# Top Drain Funnel Plugged Up and Pump Relocation Questions



## myrddin64 (Mar 22, 2021)

Hello folks, I have been working on my sons Z4 and found the drain funnel was filling up with water (pump stopped working) and decided to make a project out of it. We removed the top and found both drain holes to be plugged up with butyl rubber and also some rubbery stuff falling out of the headliner (I think). I wasn't able to free up the drain, I tried wire, and also some water from the pressure washer... sadly I have no compressor... I have a foot long concrete drill bit that I used on my drill to go into the drain and free up the clog... I felt some resistance about 3 inches in, then it popped through to a metal surface (where I stopped) and to be clear I had no intentions of drilling through the cars sub structure... Once I drilled the hole all the water rushed out, and if I fill it with fresh water it continues to do so at a very fast rate... some of the water I notice drips out of the under carriage under the door where the chassis holes are (normal?) but the majority comes out of the lower drain hole (I removed the drain tube and grommet on the bottom hole). Just wondering if anyone else in the BMW world has done this? Or did I not go in the right direction? Its a very bad design... and I had no other way to free it up (that I know of). I hate that its not more serviceable.
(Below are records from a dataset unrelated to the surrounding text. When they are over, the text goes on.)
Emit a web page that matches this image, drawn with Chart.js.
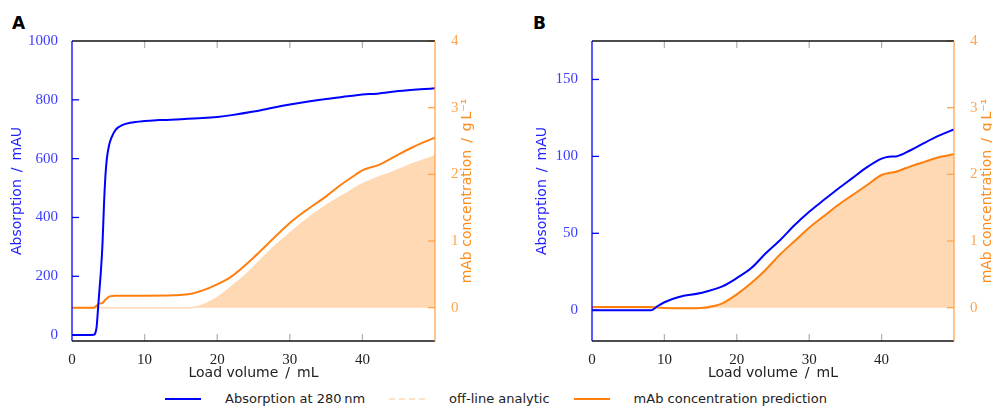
<!DOCTYPE html>
<html>
<head>
<meta charset="utf-8">
<script src="https://cdn.jsdelivr.net/npm/chart.js@4.4.1/dist/chart.umd.min.js"></script>
<style>
  body { margin: 0; background: #fff; width: 992px; height: 409px; position: relative; overflow: hidden; font-family: 'DejaVu Sans', sans-serif; }
  canvas { position: absolute; top: 0; }
  .tag { position: absolute; top: 13px; font: bold 17px 'DejaVu Sans', sans-serif; color: #000; }
  #legend { position: absolute; top: 391px; left: 0; width: 992px; display: flex; justify-content: center; align-items: center; font-size: 13px; color: #222; }
  .item { display: flex; align-items: center; margin: 0 12px; }
  .swatch { width: 36px; height: 0; border-top: 2px solid; margin-right: 24px; }
</style>
</head>
<body>
<div class="tag" style="left:12px">A</div>
<div class="tag" style="left:533px">B</div>
<canvas id="chartA" width="496" height="385" style="left:0"></canvas>
<canvas id="chartB" width="496" height="385" style="left:496px"></canvas>
<div id="legend">
  <div class="item"><span class="swatch" style="border-color:#0000ff"></span>Absorption at 280&#8201;nm</div>
  <div class="item"><span class="swatch" style="border-top:2px dashed #ffe2c6"></span>off-line analytic</div>
  <div class="item"><span class="swatch" style="border-color:#ff7f0e"></span>mAb concentration prediction</div>
</div>
<script>
// shared ticks
const xTicks = [0, 10, 20, 30, 40];
const concTicks = [0, 1, 2, 3, 4];
const absTicksA = [0, 200, 400, 600, 800, 1000];
const absTicksB = [0, 50, 100, 150];

// Panel A
const absAX = [0, 2, 3, 3.2, 3.4, 3.6, 3.8, 4.0, 4.2, 4.4, 4.6, 4.8, 5.1, 5.5, 6, 7, 8, 10, 12, 15, 18, 20, 22, 25, 28, 30, 33, 35, 38, 40, 42, 45, 48, 50];
const absA  = [0, 0, 1, 6, 30, 95, 160, 225, 310, 440, 540, 600, 645, 675, 698, 715, 722, 728, 731, 734, 738, 742, 748, 760, 775, 784, 796, 803, 812, 818, 821, 830, 836, 839];
const predAX = [0, 3, 3.4, 3.7, 4.2, 4.6, 5.2, 6, 10, 14, 16, 18, 20, 22, 25, 27, 30, 32, 35, 37, 39, 40, 41, 42, 43, 45, 47, 48, 50];
const predA  = [0, 0, 0.03, 0.06, 0.07, 0.12, 0.17, 0.18, 0.18, 0.185, 0.2, 0.26, 0.35, 0.47, 0.75, 0.96, 1.27, 1.44, 1.67, 1.84, 1.99, 2.06, 2.1, 2.13, 2.18, 2.3, 2.41, 2.46, 2.55];
const offAX = [0, 16, 17, 18, 19, 20, 21, 22, 24, 26, 28, 30, 32, 34, 36, 38, 40, 42, 44, 46, 48, 50];
const offA  = [0, 0, 0.01, 0.04, 0.09, 0.15, 0.23, 0.32, 0.5, 0.72, 0.93, 1.12, 1.3, 1.46, 1.6, 1.73, 1.86, 1.95, 2.03, 2.12, 2.2, 2.28];

// Panel B
const absBX = [0, 8.2, 9, 10, 12, 15, 18, 20, 22, 24, 26, 28, 30, 32, 34, 36, 38, 40, 41, 42, 44, 46, 48, 50];
const absB  = [0, 0, 2.5, 5.2, 8.6, 11.2, 15.5, 20.9, 27.4, 37, 45.7, 55.4, 64, 71.6, 79, 86, 93, 98.5, 99.8, 100, 104, 109, 113.6, 117.5];
const predBX = [0, 8, 10, 12, 15, 17, 18, 20, 22, 24, 26, 28, 30, 32, 34, 36, 38, 40, 41, 42, 44, 46, 48, 50];
const predB  = [0.01, 0.01, -0.005, -0.01, -0.005, 0.03, 0.065, 0.2, 0.37, 0.57, 0.8, 1.0, 1.2, 1.37, 1.54, 1.69, 1.84, 1.99, 2.02, 2.04, 2.12, 2.19, 2.26, 2.3];
const offBX = [0, 16, 17, 18, 20, 22, 24, 26, 28, 30, 32, 34, 36, 38, 40, 41, 42, 44, 46, 48, 50];
const offB  = [0, 0, 0.03, 0.065, 0.2, 0.37, 0.57, 0.8, 1.0, 1.2, 1.37, 1.54, 1.69, 1.84, 1.99, 2.02, 2.04, 2.12, 2.19, 2.26, 2.3];

const BLUE = '#0000ff';
const ORANGE = '#ff7f0e';
const PEACH = '#ffd9b3';
const AXIS_ORANGE = '#ffa54f';

Chart.defaults.font.family = "'DejaVu Sans', sans-serif";

function series(xs, ys) {
  return xs.map((x, i) => ({ x: x, y: ys[i] }));
}

function setTicks(list) {
  return scale => { scale.ticks = list.map(v => ({ value: v })); };
}

// inward tick marks, frame lines and the right axis title
const frame = {
  id: 'frame',
  afterDatasetsDraw(chart) {
    const { ctx, chartArea: a, scales } = chart;
    const seg = (x1, y1, x2, y2) => { ctx.beginPath(); ctx.moveTo(x1, y1); ctx.lineTo(x2, y2); ctx.stroke(); };
    ctx.save();
    ctx.lineWidth = 1.3;
    ctx.strokeStyle = '#b4b4b4';
    scales.x.ticks.forEach(t => {
      if (t.value <= scales.x.min || t.value >= scales.x.max) return;
      const px = scales.x.getPixelForValue(t.value);
      seg(px, a.top, px, a.top + 7);
      seg(px, a.bottom, px, a.bottom - 7);
    });
    ctx.strokeStyle = BLUE;
    scales.y.ticks.forEach(t => {
      if (t.value <= scales.y.min || t.value >= scales.y.max) return;
      const py = scales.y.getPixelForValue(t.value);
      seg(a.left, py, a.left + 7, py);
    });
    ctx.strokeStyle = AXIS_ORANGE;
    scales.y1.ticks.forEach(t => {
      if (t.value <= scales.y1.min || t.value > scales.y1.max) return;
      const py = scales.y1.getPixelForValue(t.value);
      seg(a.right, py, a.right - 7, py);
    });
    ctx.strokeStyle = '#111';
    seg(a.left, a.top, a.right, a.top);
    seg(a.left, a.bottom, a.right, a.bottom);
    ctx.strokeStyle = BLUE;
    seg(a.left, a.top, a.left, a.bottom);
    ctx.strokeStyle = AXIS_ORANGE;
    seg(a.right, a.top, a.right, a.bottom);

    const o = chart.options.plugins.frame;
    ctx.translate(a.right + o.titleOffset, (a.top + a.bottom) / 2);
    ctx.rotate(-Math.PI / 2);
    ctx.fillStyle = '#ff8c1a';
    ctx.font = "14px 'DejaVu Sans'";
    ctx.textAlign = 'center';
    ctx.textBaseline = 'middle';
    ctx.fillText('mAb concentration\u2002/\u2002g\u2009L\u207B\u00B9', 0, 0);
    ctx.restore();
  }
};

function makeChart(id, p) {
  const tickFont = { family: "'Liberation Serif', serif", size: 15 };
  const titleFont = { family: "'DejaVu Sans', sans-serif", size: 14 };
  return new Chart(document.getElementById(id), {
    type: 'line',
    data: {
      datasets: [
        { label: 'Absorption at 280 nm', data: series(p.absX, p.abs), yAxisID: 'y',
          borderColor: BLUE, borderWidth: 2, pointRadius: 0, cubicInterpolationMode: 'monotone', order: 1 },
        { label: 'mAb concentration prediction', data: series(p.predX, p.pred), yAxisID: 'y1',
          borderColor: ORANGE, borderWidth: 2, pointRadius: 0, cubicInterpolationMode: 'monotone', order: 2 },
        { label: 'off-line analytic', data: series(p.offX, p.off), yAxisID: 'y1',
          borderColor: PEACH, borderWidth: 1.5, backgroundColor: PEACH,
          fill: { value: 0 }, pointRadius: 0, cubicInterpolationMode: 'monotone', order: 3 }
      ]
    },
    options: {
      responsive: false,
      animation: false,
      layout: { padding: { top: 41 } },
      plugins: { legend: { display: false }, tooltip: { enabled: false }, frame: { titleOffset: p.rightTitle } },
      scales: {
        x: {
          type: 'linear', min: 0, max: 50,
          afterBuildTicks: setTicks(xTicks),
          afterFit: s => { s.height = 44; },
          grid: { display: false }, border: { display: false },
          ticks: { font: tickFont, color: '#222', padding: 2, maxRotation: 0, callback: v => String(v) },
          title: { display: true, text: 'Load volume\u2002/\u2002mL', font: titleFont, color: '#222', padding: { top: 0, bottom: 3 } }
        },
        y: {
          position: 'left', min: p.absMin, max: p.absMax,
          afterBuildTicks: setTicks(p.absTicks),
          afterFit: s => { s.width = p.leftW; },
          grid: { display: false }, border: { display: false },
          ticks: { font: tickFont, color: '#3c3cff', padding: 6, callback: v => String(v) },
          title: { display: true, text: 'Absorption\u2002/\u2002mAU', font: titleFont, color: '#1e1eff', padding: { top: p.leftTitle, bottom: 0 } }
        },
        y1: {
          position: 'right', min: -0.5, max: 4,
          afterBuildTicks: setTicks(concTicks),
          afterFit: s => { s.width = p.rightW; },
          grid: { display: false }, border: { display: false },
          ticks: { font: tickFont, color: AXIS_ORANGE, padding: 8, callback: v => String(v) }
        }
      }
    },
    plugins: [frame]
  });
}

makeChart('chartA', {
  absX: absAX, abs: absA, predX: predAX, pred: predA, offX: offAX, off: offA,
  absMin: -20, absMax: 1000, absTicks: absTicksA,
  leftW: 72, rightW: 61, leftTitle: 9, rightTitle: 32
});
makeChart('chartB', {
  absX: absBX, abs: absB, predX: predBX, pred: predB, offX: offBX, off: offB,
  absMin: -20, absMax: 175, absTicks: absTicksB,
  leftW: 96, rightW: 38, leftTitle: 38, rightTitle: 33
});
</script>
</body>
</html>
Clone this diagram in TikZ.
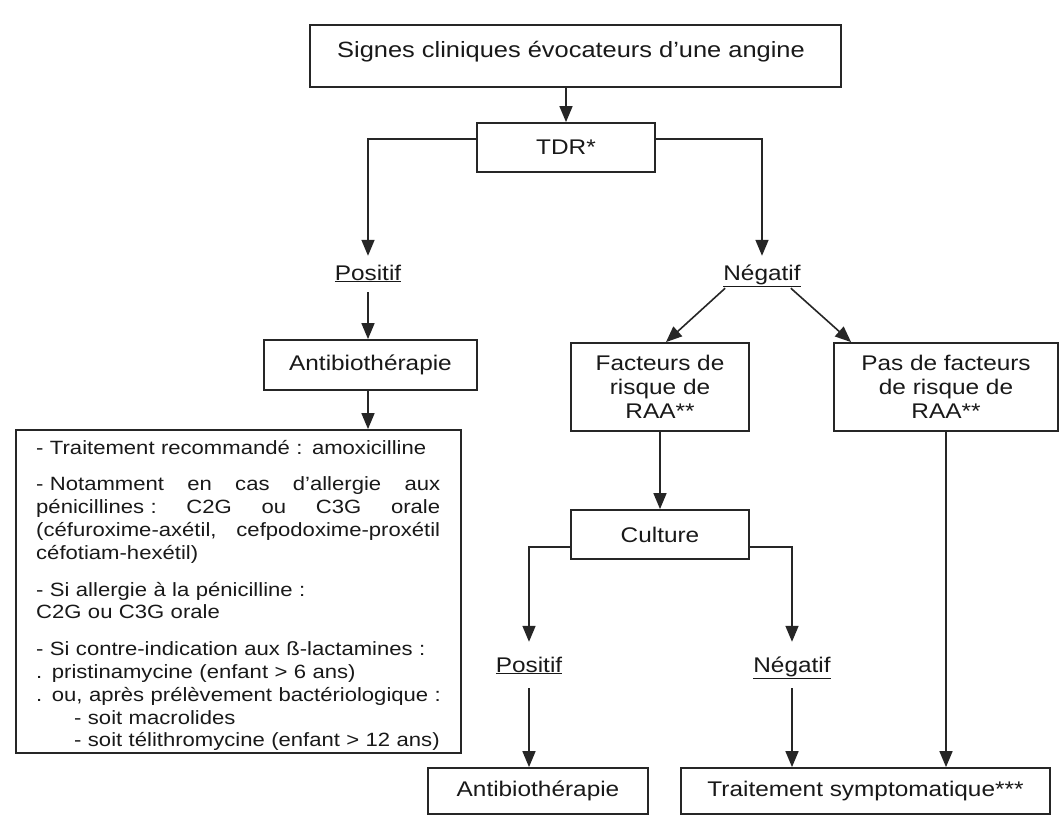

Second thing I want to ask... while we were in I found that once we removed the top the pump was in fact ok... it was the bypass valve that was stuck in... I was able to pull I tout and it tested to be working on the ground. so I want to try to clean that area up to see if it can be reliable again... if not Ill keep the boden cable off the bypass valve and just run with it as is till the pump fails 100%. However I also want to mount the pump in the trunk so its easy to swap when it does fail... can someone show me where the best place is to route the power wire and hydraulic lines... I have seen many posts but I cant tell for sure where they routed the lines. I want to pull the right hand side carpet off the wall of the trunk and mount it in that back corner and then cover it back up... I will most likely reuse the black case the pump was in and also the insulation stuff too...

any help would be awesome and pics are best if possible so I can visually see what to do. Id like to make it look as clean as I can.


----------